= Philipp Merkle =

Philipp Merkle, also known as Philip Merkle and Philip Merkel (March 20, 1811, Frainshaims, Rhineland-Palatinate - May 5, 1899, New York City) was a prominent German-American Freethinker and preacher in New York in the nineteenth century who was active as a Masonic leader and also co-founded two influential German-American fraternal societies, one of which became the largest such organization.

Merkle attended the University of Würzburg to study medicine, but at his father's request transferred to Heidelberg University and studied theology. He was imprisoned for political activities in connection with the 1832 uprisings, but was released on appeal and graduated as a minister, second highest in his class. Unable to find an appointment because of his record, he emigrated to the United States in 1833. He became pastor of the German Lutheran Church in Newark, New Jersey, then after a year started the German Universal Christian Church at 143 Chrystie Street in New York. He was the minister there until 1857, when he was appointed Special Examiner of Drugs for New York State, then City Excise Commissioner, then elected City Coroner. He was active in Democratic politics, for many years a member of the General Committee of Tammany Hall, and one of the leaders of the successful defence against increasing Republican influence in Little Germany in the 1856 and 1860 elections.

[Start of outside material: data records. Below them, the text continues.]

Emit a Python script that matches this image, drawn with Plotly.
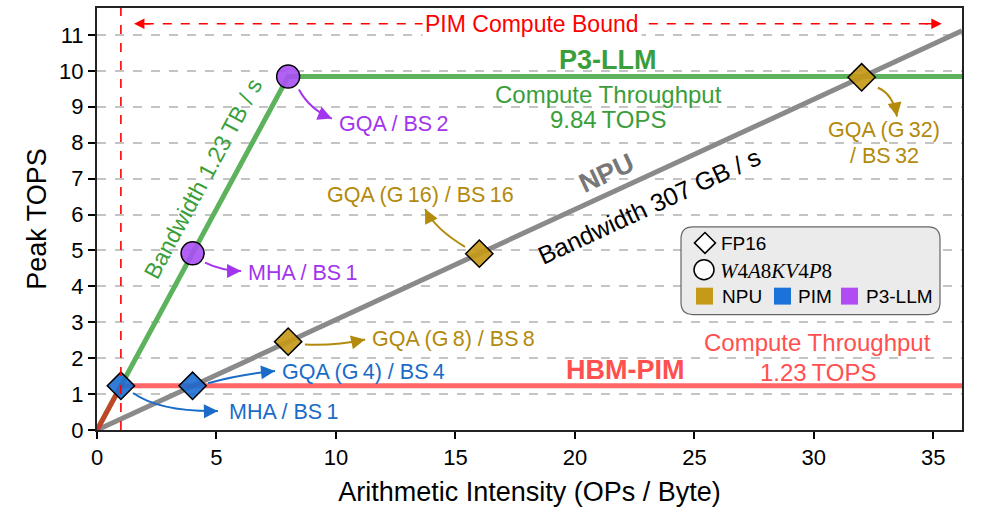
import math
import plotly.graph_objects as go

# ---------------- data ----------------
x_max = 36.2
y_max = 11.75
npu_bandwidth = 0.307      # TOPS per (OP/Byte)  (307 GB/s)
p3_bandwidth = 1.23        # 1.23 TB/s
p3_peak = 9.84             # TOPS
pim_bandwidth = 1.23
pim_peak = 1.23

pim_x = [1, 4]
pim_y = [1.23, 1.23]
npu_x = [8, 16, 32]
npu_y = [2.46, 4.91, 9.82]
p3_x = [4, 8]
p3_y = [4.92, 9.84]

x_ticks = [0, 5, 10, 15, 20, 25, 30, 35]
y_ticks = list(range(0, 12))

# ---------------- style ----------------
FONT = "Liberation Sans"
GREEN_LINE = "#5db35d"
GREEN_TXT = "#3a9e3a"
GRAY_LINE = "#8a8a8a"
RED_LINE = "rgba(255,0,0,0.6)"
RED_TXT = "#ff4f4f"
BLUE_FILL = "rgba(26,110,210,0.9)"
BLUE_TXT = "#1a6cc8"
GOLD_FILL = "rgba(196,152,20,0.9)"
GOLD_TXT = "#b38a0c"
PURPLE_FILL = "rgba(170,80,245,0.9)"
PURPLE_TXT = "#a334ee"

W, H = 996, 513
ML, MR, MT, MB = 97, 34, 6, 83
PW, PH = W - ML - MR, H - MT - MB
SX, SY = PW / x_max, PH / y_max


def pxx(p):
    return (p - ML) / PW


def pxy(p):
    return (H - MB - p) / PH


fig = go.Figure()

# rooflines
p3_ridge = p3_peak / p3_bandwidth
pim_ridge = pim_peak / pim_bandwidth
fig.add_trace(go.Scatter(x=[0, p3_ridge, x_max], y=[0, p3_peak, p3_peak], mode="lines",
                         line=dict(color=GREEN_LINE, width=5), showlegend=False, hoverinfo="skip"))
fig.add_trace(go.Scatter(x=[0, x_max], y=[0, npu_bandwidth * x_max], mode="lines",
                         line=dict(color=GRAY_LINE, width=5), showlegend=False, hoverinfo="skip"))
fig.add_trace(go.Scatter(x=[0, pim_ridge, x_max], y=[0, pim_peak, pim_peak], mode="lines",
                         line=dict(color=RED_LINE, width=5), showlegend=False, hoverinfo="skip"))

# points
fig.add_trace(go.Scatter(x=npu_x, y=npu_y, mode="markers",
                         marker=dict(symbol="diamond", size=21, color=GOLD_FILL,
                                     line=dict(color="black", width=1.5)),
                         showlegend=False, hoverinfo="skip"))
fig.add_trace(go.Scatter(x=pim_x, y=pim_y, mode="markers",
                         marker=dict(symbol="diamond", size=21, color=BLUE_FILL,
                                     line=dict(color="black", width=1.5)),
                         showlegend=False, hoverinfo="skip"))
fig.add_trace(go.Scatter(x=p3_x, y=p3_y, mode="markers",
                         marker=dict(symbol="circle", size=23, color=PURPLE_FILL,
                                     line=dict(color="black", width=1.5)),
                         showlegend=False, hoverinfo="skip"))

shapes = []
ann = []

# vertical dashed line at PIM ridge
shapes.append(dict(type="line", xref="x", yref="paper", x0=pim_ridge, x1=pim_ridge, y0=0, y1=1,
                   line=dict(color="red", width=1.6, dash="dash")))

# PIM compute bound arrow
yb = 11.31
shapes.append(dict(type="line", xref="x", yref="y", x0=2.0, x1=34.9, y0=yb, y1=yb,
                   line=dict(color="red", width=1.6, dash="dash")))
ann.append(dict(x=1.55, y=yb, xref="x", yref="y", ax=18, ay=0, text="", showarrow=True,
                arrowhead=2, arrowsize=1.3, arrowwidth=1.6, arrowcolor="red"))
ann.append(dict(x=35.35, y=yb, xref="x", yref="y", ax=-18, ay=0, text="", showarrow=True,
                arrowhead=2, arrowsize=1.3, arrowwidth=1.6, arrowcolor="red"))
ann.append(dict(x=18.2, y=yb, xref="x", yref="y", text="PIM Compute Bound", showarrow=False,
                font=dict(family=FONT, size=23, color="red"), bgcolor="white", borderpad=2))


def curved_arrow(start, ctrl, tip, color):
    shapes.append(dict(type="path", xref="x", yref="y",
                       path=f"M {start[0]},{start[1]} Q {ctrl[0]},{ctrl[1]} {tip[0]},{tip[1]}",
                       line=dict(color=color, width=2)))
    dx = (ctrl[0] - tip[0]) * SX
    dy = -(ctrl[1] - tip[1]) * SY
    n = math.hypot(dx, dy) or 1
    ann.append(dict(x=tip[0], y=tip[1], xref="x", yref="y", ax=dx / n * 9, ay=dy / n * 9,
                    text="", showarrow=True, arrowhead=2, arrowsize=1.4, arrowwidth=2,
                    arrowcolor=color))


def label(x, y, text, color, size=21.5, xanchor="left", bold=False, angle=0, family=FONT):
    if bold:
        text = f"<b>{text}</b>"
    ann.append(dict(x=x, y=y, xref="x", yref="y", text=text, showarrow=False, xanchor=xanchor,
                    yanchor="middle", textangle=angle, font=dict(family=family, size=size, color=color)))


T = "\u2009"
# PIM points
curved_arrow((1.51, 1.03), (2.64, 0.50), (5.06, 0.53), BLUE_TXT)
label(5.44, 0.50, f"MHA / BS{T}1", BLUE_TXT)
curved_arrow((4.65, 1.30), (5.98, 1.55), (7.45, 1.64), BLUE_TXT)
label(7.66, 1.61, f"GQA (G{T}4) / BS{T}4", BLUE_TXT)
# NPU points
curved_arrow((8.70, 2.38), (9.96, 2.34), (11.22, 2.52), GOLD_TXT)
label(11.42, 2.52, f"GQA (G{T}8) / BS{T}8", GOLD_TXT)
curved_arrow((15.40, 5.10), (14.15, 5.60), (13.73, 6.15), GOLD_TXT)
label(13.52, 6.55, f"GQA (G{T}16) / BS{T}16", GOLD_TXT, xanchor="center")
curved_arrow((32.68, 9.53), (33.31, 9.36), (33.48, 8.73), GOLD_TXT)
label(32.94, 8.34, f"GQA (G{T}32)", GOLD_TXT, xanchor="center")
label(32.94, 7.62, f"/ BS{T}32", GOLD_TXT, xanchor="center")
# P3-LLM points
curved_arrow((4.52, 4.66), (5.23, 4.43), (6.03, 4.43), PURPLE_TXT)
label(6.24, 4.38, f"MHA / BS{T}1", PURPLE_TXT)
curved_arrow((8.45, 9.48), (8.91, 8.92), (9.83, 8.67), PURPLE_TXT)
label(10.04, 8.51, f"GQA / BS{T}2", PURPLE_TXT)

# roofline labels
label(21.4, 10.3, "P3-LLM", GREEN_TXT, size=27, xanchor="center", bold=True)
label(21.4, 9.34, "Compute Throughput", GREEN_TXT, size=24, xanchor="center")
label(21.4, 8.65, f"9.84{T}TOPS", GREEN_TXT, size=24, xanchor="center")
ang_p3 = -math.degrees(math.atan(p3_bandwidth * SY / SX))
label(4.44, 6.98, f"Bandwidth 1.23{T}TB / s", GREEN_TXT, size=23, xanchor="center", angle=ang_p3)
ang_npu = -math.degrees(math.atan(npu_bandwidth * SY / SX))
label(21.34, 7.15, "NPU", "#777777", size=27, xanchor="center", bold=True, angle=ang_npu)
label(23.1, 6.25, f"Bandwidth 307 GB / s", "black", size=25, xanchor="center", angle=ang_npu)
label(22.1, 1.66, "HBM-PIM", RED_TXT, size=27, xanchor="center", bold=True)
label(30.17, 2.44, "Compute Throughput", RED_TXT, size=24, xanchor="center")
label(30.17, 1.61, f"1.23{T}TOPS", RED_TXT, size=24, xanchor="center")

# ---------------- custom legend box ----------------
bx0, bx1, by0, by1 = pxx(681), pxx(940), pxy(314), pxy(226)
rx, ry = 12 / PW, 12 / PH
box_path = (f"M {bx0 + rx},{by1} L {bx1 - rx},{by1} Q {bx1},{by1} {bx1},{by1 - ry} "
            f"L {bx1},{by0 + ry} Q {bx1},{by0} {bx1 - rx},{by0} L {bx0 + rx},{by0} "
            f"Q {bx0},{by0} {bx0},{by0 + ry} L {bx0},{by1 - ry} Q {bx0},{by1} {bx0 + rx},{by1} Z")
shapes.append(dict(type="path", xref="paper", yref="paper", path=box_path,
                   fillcolor="#ebebeb", line=dict(color="#666666", width=1.2), layer="above"))
# diamond symbol
cx, cy, hw = 705, 242, 10.5
dpath = (f"M {pxx(cx - hw)},{pxy(cy)} L {pxx(cx)},{pxy(cy - hw)} L {pxx(cx + hw)},{pxy(cy)} "
         f"L {pxx(cx)},{pxy(cy + hw)} Z")
shapes.append(dict(type="path", xref="paper", yref="paper", path=dpath, fillcolor="white",
                   line=dict(color="black", width=1.5), layer="above"))
# circle symbol
cx, cy, r = 704, 269, 10
shapes.append(dict(type="circle", xref="paper", yref="paper", x0=pxx(cx - r), x1=pxx(cx + r),
                   y0=pxy(cy + r), y1=pxy(cy - r), fillcolor="white",
                   line=dict(color="black", width=1.5), layer="above"))
# colour squares
legend_items = [("NPU", "#c49a18", 696, 720), ("PIM", "#1a73d9", 774, 796), ("P3-LLM", "#b14cf5", 841, 864)]
for name, col, sx0, tx in legend_items:
    shapes.append(dict(type="rect", xref="paper", yref="paper", x0=pxx(sx0), x1=pxx(sx0 + 17),
                       y0=pxy(304), y1=pxy(287), fillcolor=col, line=dict(width=0), layer="above"))
    ann.append(dict(x=pxx(tx), y=pxy(296), xref="paper", yref="paper", text=name, showarrow=False,
                    xanchor="left", yanchor="middle", font=dict(family=FONT, size=19, color="black")))
ann.append(dict(x=pxx(719), y=pxy(243), xref="paper", yref="paper", text="FP16", showarrow=False,
                xanchor="left", yanchor="middle", font=dict(family=FONT, size=19, color="black")))
ann.append(dict(x=pxx(718), y=pxy(270), xref="paper", yref="paper",
                text="<i>W</i>4<i>A</i>8<i>KV</i>4<i>P</i>8", showarrow=False,
                xanchor="left", yanchor="middle", font=dict(family="Liberation Serif", size=21, color="black")))

fig.update_layout(
    width=W, height=H,
    margin=dict(l=ML, r=MR, t=MT, b=MB),
    plot_bgcolor="white", paper_bgcolor="white",
    font=dict(family=FONT, size=22, color="black"),
    shapes=shapes, annotations=ann,
    showlegend=False,
)
fig.update_xaxes(range=[0, x_max], tickvals=x_ticks, showgrid=False, zeroline=False,
                 showline=True, linecolor="#222222", linewidth=2, mirror=True,
                 ticks="outside", ticklen=7, tickwidth=2, tickcolor="black",
                 tickfont=dict(size=22), title=dict(text="Arithmetic Intensity (OPs / Byte)",
                                                    font=dict(size=27), standoff=13))
fig.update_yaxes(range=[0, y_max], tickvals=y_ticks, showgrid=True, gridcolor="#c4c4c4",
                 griddash="dash", gridwidth=1.5, zeroline=False,
                 showline=True, linecolor="#222222", linewidth=2, mirror=True,
                 ticks="outside", ticklen=7, tickwidth=2, tickcolor="black",
                 tickfont=dict(size=22), title=dict(text="Peak TOPS", font=dict(size=27), standoff=5))

fig.write_html("out.html", config={"displayModeBar": False},
               post_script="document.body.style.margin='0px';")
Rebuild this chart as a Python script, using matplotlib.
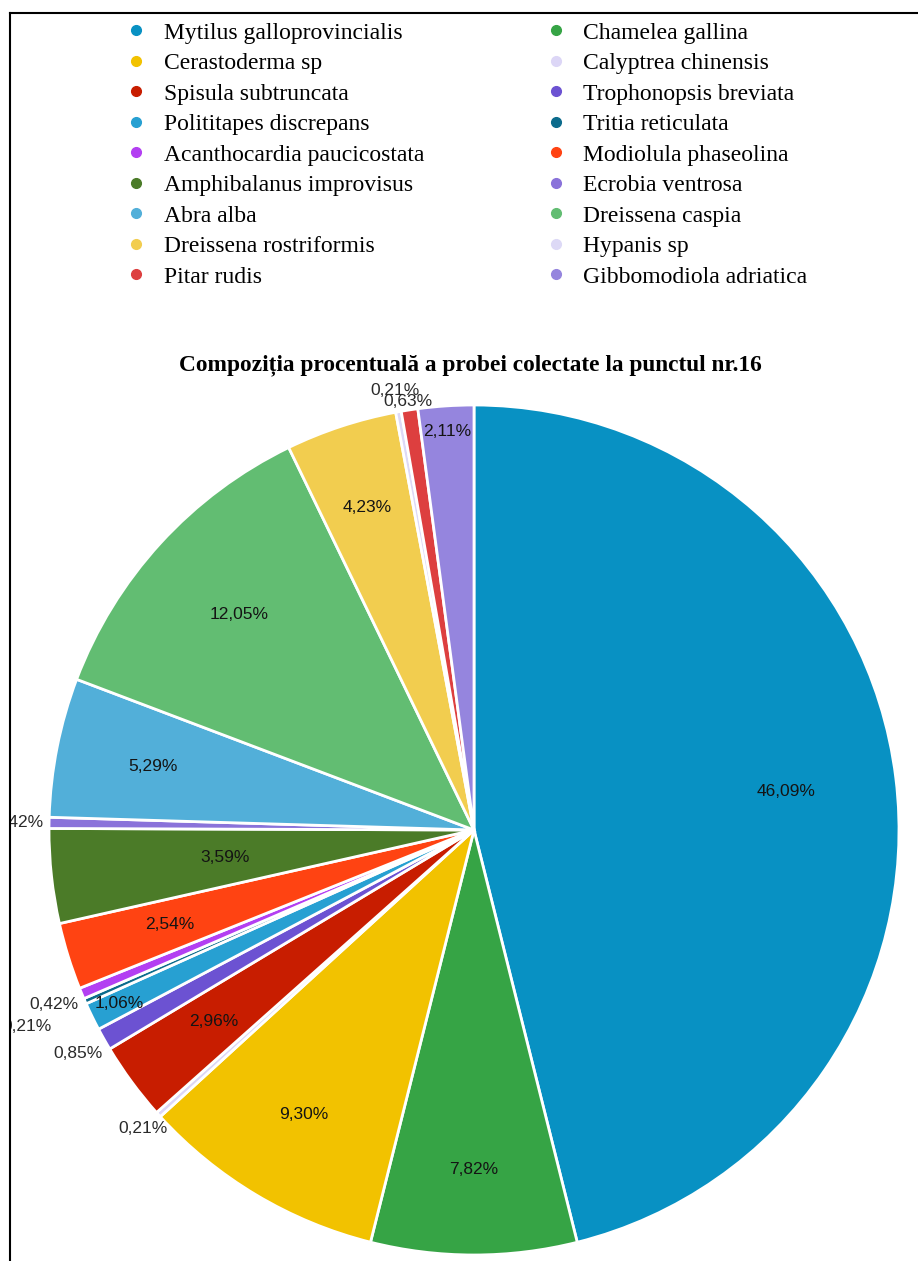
import matplotlib.pyplot as plt
import numpy as np
from matplotlib.lines import Line2D
from matplotlib.patches import Rectangle

# Specii si procente (in ordinea feliilor, in sensul acelor de ceasornic)
species = [
    "Mytilus galloprovincialis", "Chamelea gallina",
    "Cerastoderma sp", "Calyptrea chinensis",
    "Spisula subtruncata", "Trophonopsis breviata",
    "Polititapes discrepans", "Tritia reticulata",
    "Acanthocardia paucicostata", "Modiolula phaseolina",
    "Amphibalanus improvisus", "Ecrobia ventrosa",
    "Abra alba", "Dreissena caspia",
    "Dreissena rostriformis", "Hypanis sp",
    "Pitar rudis", "Gibbomodiola adriatica",
]
percent = [46.09, 7.82, 9.30, 0.21, 2.96, 0.85, 1.06, 0.21, 0.42,
           2.54, 3.59, 0.42, 5.29, 12.05, 4.23, 0.21, 0.63, 2.11]
colors = [
    "#0891c3", "#36a445", "#f2c200", "#dcd6f6", "#c81d00", "#6c52d2",
    "#27a0d2", "#0b6b8c", "#b33ff2", "#ff4312", "#4b7b28", "#8a72da",
    "#52afd9", "#62bd72", "#f2cd4f", "#ddd9f6", "#dd3f3f", "#9585de",
]
title = "Compoziția procentuală a probei colectate la punctul nr.16"

# distanta etichetelor fata de centru (fractie din raza)
label_r = [0.74, 0.80, 0.78, 1.05, 0.76, 1.07, 0.93, 1.15, 1.07,
           0.75, 0.59, 1.07, 0.77, 0.75, 0.80, 1.05, 1.02, 0.94]

fig = plt.figure(figsize=(9.18, 12.61), dpi=100)

# Placinta
ax = fig.add_axes([49 / 918, 6 / 1261, 850 / 918, 850 / 1261])
wedges, _ = ax.pie(percent, colors=colors, startangle=90, counterclock=False,
                   wedgeprops=dict(edgecolor="white", linewidth=2))
ax.set_xlim(-1, 1)
ax.set_ylim(-1, 1)

for w, p, r in zip(wedges, percent, label_r):
    ang = np.deg2rad((w.theta1 + w.theta2) / 2)
    txt = f"{p:.2f}%".replace(".", ",")
    ax.text(r * np.cos(ang), r * np.sin(ang), txt, ha="center", va="center",
            fontsize=12.5, family="Liberation Sans",
            color="#141414" if r < 1 else "#2a2a2a")

# Titlu
fig.text(470 / 918, 1 - 365 / 1261, title, ha="center", va="center",
         fontsize=16.8, fontweight="bold", family="Liberation Serif")

# Legenda pe doua coloane
handles = [Line2D([], [], linestyle="none", marker="o", markersize=7,
                  markerfacecolor=c, markeredgecolor=c) for c in colors]
order = list(range(0, len(species), 2)) + list(range(1, len(species), 2))
fig.legend([handles[i] for i in order], [species[i] for i in order],
           ncol=2, loc="upper left", bbox_to_anchor=(127 / 918, 1 - 22 / 1261),
           frameon=False, borderpad=0, borderaxespad=0,
           handlelength=0.8, handletextpad=0.76, labelspacing=0.38,
           columnspacing=5.17,
           prop=dict(family="Liberation Serif", size=17))

# Chenar (sus si stanga); ce iese in stanga ramane ascuns
fig.add_artist(Rectangle((0, 0), 10 / 918, 1, transform=fig.transFigure,
                         facecolor="white", edgecolor="none", zorder=10))
fig.add_artist(Line2D([10 / 918, 1], [1 - 13 / 1261] * 2,
                      transform=fig.transFigure, color="black", lw=1.5, zorder=11))
fig.add_artist(Line2D([10 / 918] * 2, [0, 1 - 13 / 1261],
                      transform=fig.transFigure, color="black", lw=1.5, zorder=11))

fig.savefig("out.png", dpi=100)
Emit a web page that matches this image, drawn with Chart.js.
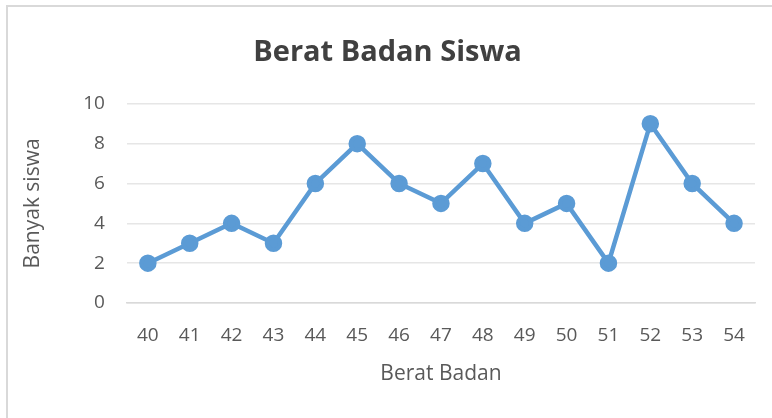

Merkel was a Freemason leader in the German-American community. After being initiated in 1844, he founded and headed two new lodges, in 1853 and 1857, and was made an honorary member of four others.

Before that, in 1847 he was the primary founder of the German Order of Harugari, which became the largest German-American fraternal order. Merkle left his position as minister to concentrate on promoting Harugari, which he saw as a continuation of German workers' radicalism.

He also led the group that founded the Sons of Hermann in 1840.